About nine months ago I did something out of my comfort zone. I invited a group of men to my house to tell them they there important to me. One by one, I looked each in the eye and gave word to our relationship. I wanted to celebrate men who were important to me.
Yeah, it was scary being this vulnerable but at the same time refreshing to be so honest about how I felt toward them. I wasn’t the only one who cried. So this got me thinking about my relationship with Jesus.
A while later I was out to lunch with one of these men. He had been a Christian for a long time and not only that, involved in Christian leadership. I asked him, “How often do you tell Jesus you love him?” He looked back at me like bunnies were crawling out of my ears and asked, “What do you mean?”

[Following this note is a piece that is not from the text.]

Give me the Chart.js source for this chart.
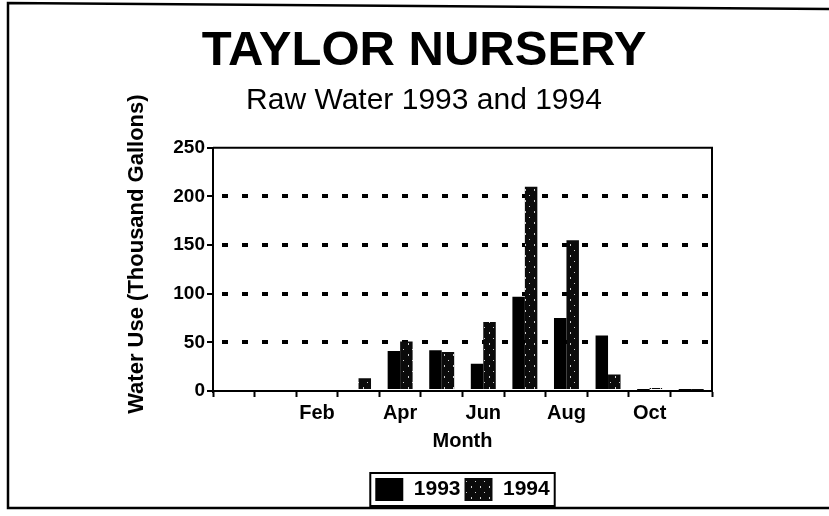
<!DOCTYPE html>
<html>
<head>
<meta charset="utf-8">
<script src="https://cdn.jsdelivr.net/npm/chart.js@4/dist/chart.umd.min.js"></script>
<style>
html,body{margin:0;padding:0;background:#fff;}
#wrap{width:829px;height:516px;position:relative;}
</style>
</head>
<body>
<div id="wrap"><canvas id="c" width="829" height="516"></canvas></div>
<script>
// ---- data ----
const months = ['', 'Jan', 'Feb', 'Mar', 'Apr', 'May', 'Jun', 'Jul', 'Aug', 'Sep', 'Oct', 'Nov'];
const tickLabels = ['', '', 'Feb', '', 'Apr', '', 'Jun', '', 'Aug', '', 'Oct', ''];
const use1993 = [0, 0, 0, 0, 41, 42, 28, 97, 75, 57, 1, 1];
const use1994 = [0, 0, 2, 13, 51, 40, 71, 210, 155, 17, 3, 1];
const seriesNames = ['1993', '1994'];
const yTicks = [0, 50, 100, 150, 200, 250];

const FONT = '"Liberation Sans", Arial, Helvetica, sans-serif';
const canvas = document.getElementById('c');
const ctx = canvas.getContext('2d');

// speckled dark fill for 1994
function speckle() {
  const p = document.createElement('canvas');
  p.width = 9; p.height = 11;
  const g = p.getContext('2d');
  g.fillStyle = '#0b0b0b';
  g.fillRect(0, 0, 9, 11);
  g.fillStyle = '#d0d0d0';
  g.fillRect(3, 2, 1, 2);
  g.fillRect(7, 8, 1, 1);
  return ctx.createPattern(p, 'repeat');
}
const pat1994 = speckle();

const framePlugin = {
  id: 'framePlugin',
  afterDraw(chart) {
    const c = chart.ctx;
    const a = chart.chartArea;
    c.save();
    c.strokeStyle = '#000';
    c.lineWidth = 2;
    // plot frame top & right
    c.beginPath();
    c.moveTo(a.left, a.top);
    c.lineTo(a.right, a.top);
    c.lineTo(a.right, a.bottom);
    c.stroke();
    // outer page frame
    c.lineWidth = 2.5;
    c.beginPath();
    c.moveTo(829, 9);
    c.lineTo(8, 3);
    c.lineTo(8, 508);
    c.lineTo(829, 508);
    c.stroke();
    // legend box
    const hb = chart.legend.legendHitBoxes;
    if (hb && hb.length) {
      let l = Infinity, r = -Infinity, t = Infinity, b = -Infinity;
      hb.forEach(h => { l = Math.min(l, h.left); r = Math.max(r, h.left + h.width); t = Math.min(t, h.top); b = Math.max(b, h.top + h.height); });
      c.lineWidth = 2;
      c.strokeRect(l - 5, t - 5, (r - l) + 10, (b - t) + 10);
    }
    c.restore();
  }
};

new Chart(ctx, {
  type: 'bar',
  data: {
    labels: months,
    datasets: [
      { label: seriesNames[0], data: use1993, backgroundColor: '#000', borderWidth: 0 },
      { label: seriesNames[1], data: use1994, backgroundColor: pat1994, borderWidth: 0 }
    ]
  },
  options: {
    responsive: false,
    animation: false,
    devicePixelRatio: 1,
    layout: { padding: { left: 19, right: 0, top: 0, bottom: 5 } },
    datasets: { bar: { barPercentage: 1.0, categoryPercentage: 0.6 } },
    plugins: {
      title: {
        display: true,
        text: 'TAYLOR NURSERY',
        color: '#000',
        font: { family: FONT, size: 49, weight: 'bold', lineHeight: 1.2 },
        padding: { top: 22, bottom: 2 }
      },
      subtitle: {
        display: true,
        text: 'Raw Water 1993 and 1994',
        color: '#000',
        font: { family: FONT, size: 30, weight: 'normal', lineHeight: 1.2 },
        padding: { top: 0, bottom: 29 }
      },
      legend: {
        position: 'bottom',
        fullSize: false,
        labels: {
          color: '#000',
          font: { family: FONT, size: 21, weight: 'bold' },
          boxWidth: 28,
          boxHeight: 23,
          padding: 4
        }
      },
      tooltip: { enabled: false }
    },
    scales: {
      x: {
        type: 'category',
        offset: true,
        grid: {
          display: true,
          offset: true,
          drawOnChartArea: false,
          tickLength: 6,
          tickColor: '#000',
          tickWidth: 2
        },
        border: { display: true, color: '#000', width: 2 },
        ticks: {
          autoSkip: false,
          maxRotation: 0,
          padding: 4,
          color: '#000',
          font: { family: FONT, size: 20, weight: 'bold' },
          callback: (v, i) => tickLabels[i]
        },
        title: {
          display: true,
          text: 'Month',
          color: '#000',
          font: { family: FONT, size: 20, weight: 'bold', lineHeight: 1.2 },
          padding: { top: 0, bottom: 21 }
        }
      },
      y: {
        min: yTicks[0],
        max: yTicks[yTicks.length - 1],
        afterBuildTicks: s => { s.ticks = yTicks.map(v => ({ value: v })); },
        afterFit: s => { s.width = 194; },
        grid: {
          color: c => (c.tick && c.tick.value > yTicks[0] && c.tick.value < yTicks[yTicks.length - 1]) ? '#000' : 'rgba(0,0,0,0)',
          lineWidth: 4,
          tickLength: 6,
          tickColor: '#000',
          tickWidth: 2,
          tickBorderDash: []
        },
        border: { display: true, color: '#000', width: 2, dash: [6, 14], dashOffset: -8 },
        ticks: {
          padding: 2,
          color: '#000',
          font: { family: FONT, size: 19, weight: 'bold' }
        },
        title: {
          display: true,
          text: '     Water Use (Thousand Gallons)',
          color: '#000',
          font: { family: FONT, size: 22, weight: 'bold', lineHeight: 1.2 },
          padding: { top: 105, bottom: 4 }
        }
      },
      yR: {
        position: 'right',
        min: yTicks[0],
        max: yTicks[yTicks.length - 1],
        afterFit: s => { s.width = 117; },
        grid: { display: false, drawOnChartArea: false },
        border: { display: false },
        ticks: { display: false }
      }
    }
  },
  plugins: [framePlugin]
});
</script>
</body>
</html>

“I mean, when it’s just you and him, how often do you tell Jesus you love him?”
He didn’t have an answer.
A few weeks before I challenged you to the three-minute exercise, my wife and I did it. After we made our “Think On Jesus Lists,” we turned them into prayer points. Then we took turns telling Jesus what we thought of him, using the points from our lists as the content of our prayers.
For example, on my list of good things I have in Christ was, “adoption as a permanent son.” So I turned that point into a prayer, “Jesus, you have adopted me into the family of God and now I have all the rights of a son of God. Thank you for making me a permanent son in God’s family. Without you I wouldn’t have a forever family, but because of you, I do.”
Then my wife went.
And we rotated like this for quite some time—her and me telling Jesus what we thought of him. And it was refreshing to be so honest about how we felt toward him.
We even told him we loved him.
This brings us to the second question, “How often do you tell Jesus what you think of him?”
This is the natural result of thinking on Jesus. The more we think on Jesus, the more we can tell Jesus what we think of him. And even if it’s not all rosy and sweet, it’s still okay—Jesus can take it.
Truth is, Jesus already knows who he is. He doesn’t suffer from an inferiority complex or an identity crisis. But telling Jesus what we think of him is important because it’s the question we each must answer.
At the end of our lives, Jesus will ask each of us the question – WHO DO YOU SAY THAT I AM? No great amount of good we may have done or our depth of church-going pedigree or even the horrors of unspeakable suffering we may have endured will override our answer to that question.
That is the question, the only question that matters, the question that all of earth hinges upon, and history is bent around, the question that clarifies the purpose of humanity in all its various shades.
So we might as well start answering that question to get ready for it.
Not only for the time of death, but so we may now live…really live.